The dispute stems from an investigation of fraud in the sports memorabilia industry, led by the U.S. Attorney's Office for the Northern District of Illinois and the FBI in 2006.

The government allegedly focused on plaintiff Eric Inselberg, a self-described inventor and sports memorabilia dealer, in 2008, after learning that he "may have sold game-issued or authentic jerseys to other memorabilia traders that were ultimately sold - fraudulently - as game-worn," according to the 19-page Report and Recommendation, which cites the original complaint.

Inselberg claims that some employees of the New York Football Giants falsely downplayed his relationship with the team and the amount of memorabilia it gave him, both in statements to the FBI and during testimony before a grand jury in Illinois.

The dealer was eventually indicted in Illinois on mail fraud charges.

Inselberg later sued the Giants and their quarterback, Eli Manning; president, CEO and co-owner John Mara; the Giants' general counsel, senior vice president, CFO and equipment managers; as well as Park Cleaners, a Rutherford, N.J. dry cleaner, and its owner-operator.

The 16-count state court complaint alleges the defendants' false testimony and fraud ruined Inselberg personally and financially, though the indictment was dismissed in May 2013.

Inselberg asserts claims for civil racketeering, tortious interference, malicious prosecution, abuse of process, trade libel, emotional distress, quantum meruit, breach of contract, civil conspiracy, aiding and abetting, negligent supervision and retention, and respondeat superior.

He claims that the defendants "misappropriated" and "used" his patented technology for wireless audience interaction at live events, "integrated" them into the Giants' wireless platforms, and that the indictment made him default on a bank loan and lose the patents.

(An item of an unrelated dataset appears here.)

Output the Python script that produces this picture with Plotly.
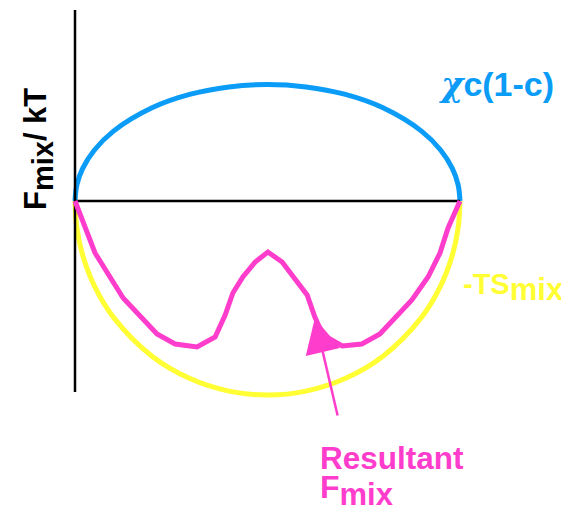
import plotly.graph_objects as go

# composition c
c_curve = [0, 0.005, 0.02, 0.05, 0.1, 0.2, 0.3, 0.4, 0.5, 0.6, 0.7, 0.8, 0.9, 0.95, 0.98, 0.995, 1]
# enthalpic term chi*c(1-c) (upper arc)
enthalpy = [0, 0.164, 0.326, 0.508, 0.699, 0.932, 1.068, 1.141, 1.165, 1.141, 1.068, 0.932, 0.699, 0.508, 0.326, 0.164, 0]
# entropic term -T*S_mix (lower arc)
entropy = [0, -0.274, -0.543, -0.846, -1.164, -1.552, -1.778, -1.901, -1.94, -1.901, -1.778, -1.552, -1.164, -0.846, -0.543, -0.274, 0]

# resultant free energy of mixing
c_res = [0, 0.026, 0.052, 0.125, 0.213, 0.260, 0.317, 0.364, 0.390, 0.410, 0.436, 0.468, 0.501,
         0.538, 0.566, 0.603, 0.623, 0.644, 0.694, 0.745, 0.792, 0.836, 0.875, 0.917, 0.948, 0.969, 1.0]
f_res = [0, -0.27, -0.52, -0.97, -1.33, -1.43, -1.46, -1.36, -1.14, -0.92, -0.76, -0.61, -0.51,
         -0.61, -0.76, -0.94, -1.16, -1.34, -1.45, -1.43, -1.33, -1.14, -0.99, -0.76, -0.52, -0.27, 0]

axis_x = [0, 0]
axis_y = [1.91, -1.91]
zero_x = [0, 1]
zero_y = [0, 0]

BLUE = "#0a9cf7"
YELLOW = "#ffff33"
PINK = "#ff3dcc"
FONT = "Liberation Sans, Arial, sans-serif"

fig = go.Figure()
fig.add_trace(go.Scatter(x=c_curve, y=entropy, mode="lines",
                         line=dict(color=YELLOW, width=5, shape="spline", smoothing=1.0)))
fig.add_trace(go.Scatter(x=c_curve, y=enthalpy, mode="lines",
                         line=dict(color=BLUE, width=5, shape="spline", smoothing=1.0)))
fig.add_trace(go.Scatter(x=axis_x, y=axis_y, mode="lines", line=dict(color="black", width=2.5)))
fig.add_trace(go.Scatter(x=zero_x, y=zero_y, mode="lines", line=dict(color="black", width=2.5)))
fig.add_trace(go.Scatter(x=c_res, y=f_res, mode="lines", line=dict(color=PINK, width=5)))

ann = []
ann.append(dict(x=-0.096, y=0.52, xref="x", yref="y", showarrow=False, textangle=-90,
                text="<b>F<sub><span style='font-size:29px'>mix</span></sub>/ kT</b>",
                font=dict(family=FONT, size=31, color="black")))
ann.append(dict(x=0.94, y=1.17, xref="x", yref="y", showarrow=False, xanchor="left", yanchor="middle",
                text="<b><span style=\"font-family:'DejaVu Serif';font-style:italic\">χ</span>c(1-c)</b>",
                font=dict(family=FONT, size=34, color=BLUE)))
ann.append(dict(x=1.003, y=-0.86, xref="x", yref="y", showarrow=False, xanchor="left", yanchor="middle",
                text="<b>-TS<sub><span style='font-size:31px'>mix</span></sub></b>",
                font=dict(family=FONT, size=29, color=YELLOW)))
ann.append(dict(x=0.631, y=-2.57, xref="x", yref="y", showarrow=False, xanchor="left", yanchor="middle",
                text="<b>Resultant</b>", font=dict(family=FONT, size=31.5, color=PINK)))
ann.append(dict(x=0.631, y=-2.89, xref="x", yref="y", showarrow=False, xanchor="left", yanchor="middle",
                text="<b>F<sub><span style='font-size:31px'>mix</span></sub></b>",
                font=dict(family=FONT, size=32, color=PINK)))
ann.append(dict(x=0.623, y=-1.17, xref="x", yref="y", ax=0.683, ay=-2.16, axref="x", ayref="y",
                showarrow=True, arrowhead=2, arrowsize=2.8, arrowwidth=2.5, arrowcolor=PINK, text=""))

# page body has an 8px margin: plot px = page px - 8
W, H = 561, 503
X0, Y0 = 67, 193   # pixel position of c=0, F=0
SX, SY = 385, 100  # pixels per data unit

fig.update_layout(
    width=W, height=H, autosize=False,
    margin=dict(l=0, r=0, t=0, b=0),
    paper_bgcolor="white", plot_bgcolor="white",
    showlegend=False,
    xaxis=dict(range=[-X0 / SX, (W - X0) / SX], visible=False, fixedrange=True),
    yaxis=dict(range=[(Y0 - H) / SY, Y0 / SY], visible=False, fixedrange=True),
    annotations=ann,
)
fig.write_html("out.html")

The defendants removed the case to Federal Court on Feb. 27 this year, arguing that Inselberg's claims for unjust enrichment, unfair competition and misappropriation are actually federal patent infringement claims.

U.S. Magistrate Judge Mark Falk on June 18 refused to remand the case to state court.

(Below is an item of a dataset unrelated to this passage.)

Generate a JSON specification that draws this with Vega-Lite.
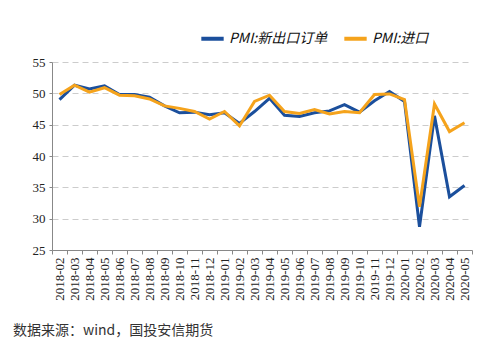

"An inventor alleging injury from unauthorized use of a patented invention is tantamount to a patent infringement claim, no matter how pleaded," Falk wrote. "Plaintiff alleges that defendants 'misappropriat[ed] Inselberg's patented wireless concepts and integrat[ed] them into the Giants wireless platforms.' 'Artfully' omitting words like 'infringement' and substituting a synonym like 'misappropriate' does not change the nature of the claim."

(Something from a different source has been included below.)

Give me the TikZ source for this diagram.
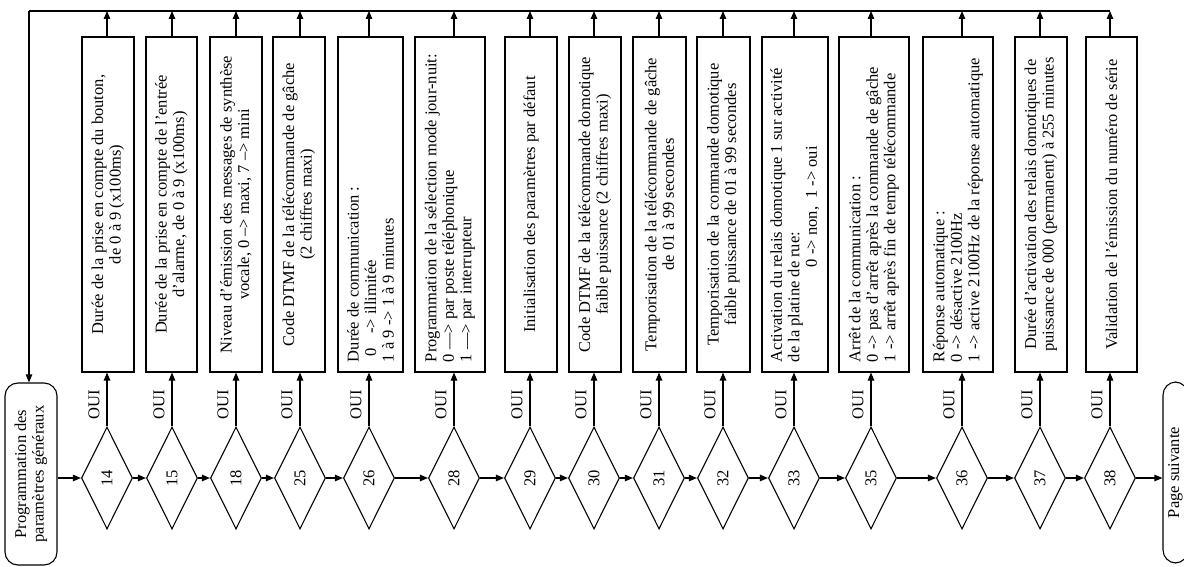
\documentclass[tikz,border=0pt]{standalone}
\usepackage{fontspec}
\setmainfont{Liberation Serif}
\usepackage{graphicx}
\usetikzlibrary{shapes.geometric,arrows.meta}
\newcommand{\mycent}[1]{\rotatebox{90}{\parbox{315pt}{\centering #1}}}
\newcommand{\myleft}[1]{\rotatebox{90}{\parbox{315pt}{\raggedright #1}}}
\tikzset{
  txt/.style={font=\fontsize{16.5pt}{17.5pt}\selectfont},
  box/.style={txt, draw, rectangle, line width=1.1pt, minimum height=335pt, inner sep=0pt},
  dia/.style={txt, draw, diamond, minimum width=51pt, minimum height=102pt, inner sep=0pt, line width=1.1pt},
  term/.style={txt, draw, rectangle, rounded corners=13pt, line width=1.1pt, inner sep=0pt},
  oui/.style={txt, inner sep=0pt, rotate=90},
  arr/.style={-{Triangle[length=8pt,width=6.5pt]}, line width=1.1pt},
  ln/.style={line width=1.1pt}
}
\begin{document}
\begin{tikzpicture}[x=1pt,y=-1pt]
\useasboundingbox (0,0) rectangle (1184,567);
\clip (0,0) rectangle (1184,567);
\fill[white] (0,0) rectangle (1184,567);

% terminals
\node[term, minimum width=52pt, minimum height=182pt] (start) at (31,474)
  {\rotatebox{90}{\parbox{170pt}{\centering Programmation des\\paramètres généraux}}};
\node[term, minimum width=25pt, minimum height=181pt] (next) at (1175.5,472.5)
  {\rotatebox{90}{Page suivante}};

% decisions
\foreach \n/\x in {14/107,15/172,18/236,25/300,26/369,28/454,29/530,30/594,31/659,32/723,33/794,35/871,36/962,37/1040,38/1110}{
  \node[dia] (d\n) at (\x,478) {\rotatebox{90}{\n}};
  \node[oui] (o\n) at (\x-13,405) {OUI};
}

% action boxes
\node[box, minimum width=52pt] (b14) at (108,204.5) {\mycent{Durée de la prise en compte du bouton,\\de 0 à 9 (x100ms)}};
\node[box, minimum width=51pt] (b15) at (171.5,204.5) {\mycent{Durée de la prise en compte de l'entrée\\d'alarme, de 0 à 9 (x100ms)}};
\node[box, minimum width=52pt] (b18) at (236,204.5) {\mycent{Niveau d'émission des messages de synthèse\\vocale, 0 --> maxi, 7 --> mini}};
\node[box, minimum width=52pt] (b25) at (299,204.5) {\mycent{Code DTMF de la télécommande de gâche\\(2 chiffres maxi)}};
\node[box, minimum width=65pt] (b26) at (370.5,204.5) {\myleft{Durée de communication :\\\hspace*{6pt}0\hspace*{14pt}-> illimitée\\1 à 9 -> 1 à 9 minutes}};
\node[box, minimum width=70pt] (b28) at (450,204.5) {\myleft{Programmation de la sélection mode jour-nuit:\\0 ---> par poste téléphonique\\1 ---> par interrupteur}};
\node[box, minimum width=52pt] (b29) at (531,204.5) {\mycent{Initialisation des paramètres par défaut}};
\node[box, minimum width=52pt] (b30) at (595,204.5) {\mycent{Code DTMF de la télécommande domotique\\faible puissance (2 chiffres maxi)}};
\node[box, minimum width=53pt] (b31) at (659.5,204.5) {\mycent{Temporisation de la télécommande de gâche\\de 01 à 99 secondes}};
\node[box, minimum width=53pt] (b32) at (723.5,204.5) {\mycent{Temporisation de la commande domotique\\faible puissance de 01 à 99 secondes}};
\node[box, minimum width=66pt] (b33) at (795,204.5) {\myleft{Activation du relais domotique 1 sur activité\\de la platine de rue:\\\hspace*{95pt}0 -> non,\enspace 1 -> oui}};
\node[box, minimum width=70pt] (b35) at (874,204.5) {\myleft{Arrêt de la communication :\\0 -> pas d'arrêt après la commande de gâche\\1 -> arrêt après fin de tempo télécommande}};
\node[box, minimum width=70pt] (b36) at (958,204.5) {\myleft{Réponse automatique :\\0 -> désactive 2100Hz\\1 -> active 2100Hz de la réponse automatique}};
\node[box, minimum width=52pt] (b37) at (1041,204.5) {\mycent{Durée d'activation des relais domotiques de\\puissance de 000 (permanent) à 255 minutes}};
\node[box, minimum width=51pt] (b38) at (1111.5,204.5) {\mycent{Validation de l'émission du numéro de série}};

% top return line
\coordinate (tl) at (29,11);
\coordinate (tr) at (1110,11);
\draw[ln] (tl) -- (tr);
\draw[arr] (tl) -- (tl |- start.north);

% vertical connectors
\foreach \n in {14,15,18,25,26,28,29,30,31,32,33,35,36,37,38}{
  \draw[arr] (d\n.north) -- (d\n.north |- b\n.south);
  \draw[arr] (d\n.north |- b\n.north) -- (d\n.north |- tl);
}

% horizontal chain
\draw[arr] (start.east |- d14.west) -- (d14.west);
\foreach \a/\b in {14/15,15/18,18/25,25/26,26/28,28/29,29/30,30/31,31/32,32/33,33/35,35/36,36/37,37/38}{
  \draw[arr] (d\a.east) -- (d\b.west);
}
\draw[arr] (d38.east) -- (next.west |- d38.east);
\end{tikzpicture}
\end{document}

The judge tossed Inselberg's claim that he lacks standing to bring patent infringement claims.

"Litigants commonly plead claims they lack standing to bring," Falk wrote. "That plaintiff's patent claims may ultimately fail for lack of standing does not deprive the federal court of jurisdiction until they do. Moreover, if plaintiff owned the patents and thus had standing, is there really any doubt that he would have pleaded infringement more clearly?"

Inselberg's claims are preempted by federal patent law, the ruling states.

"Plaintiff's purported state-law 'patented concepts' claims are really patent claims, no matter what they are called," Falk wrote. "Patent claims are quintessentially federal, creating model federal jurisdiction. But not only are patent claims federal, they are exclusively federal, and can only be brought in federal court. In patent matters, Congress has so completely preempted the field that any attempt to disguise them as state law claims cannot defeat federal jurisdiction. Thus, the motion to remand should be denied."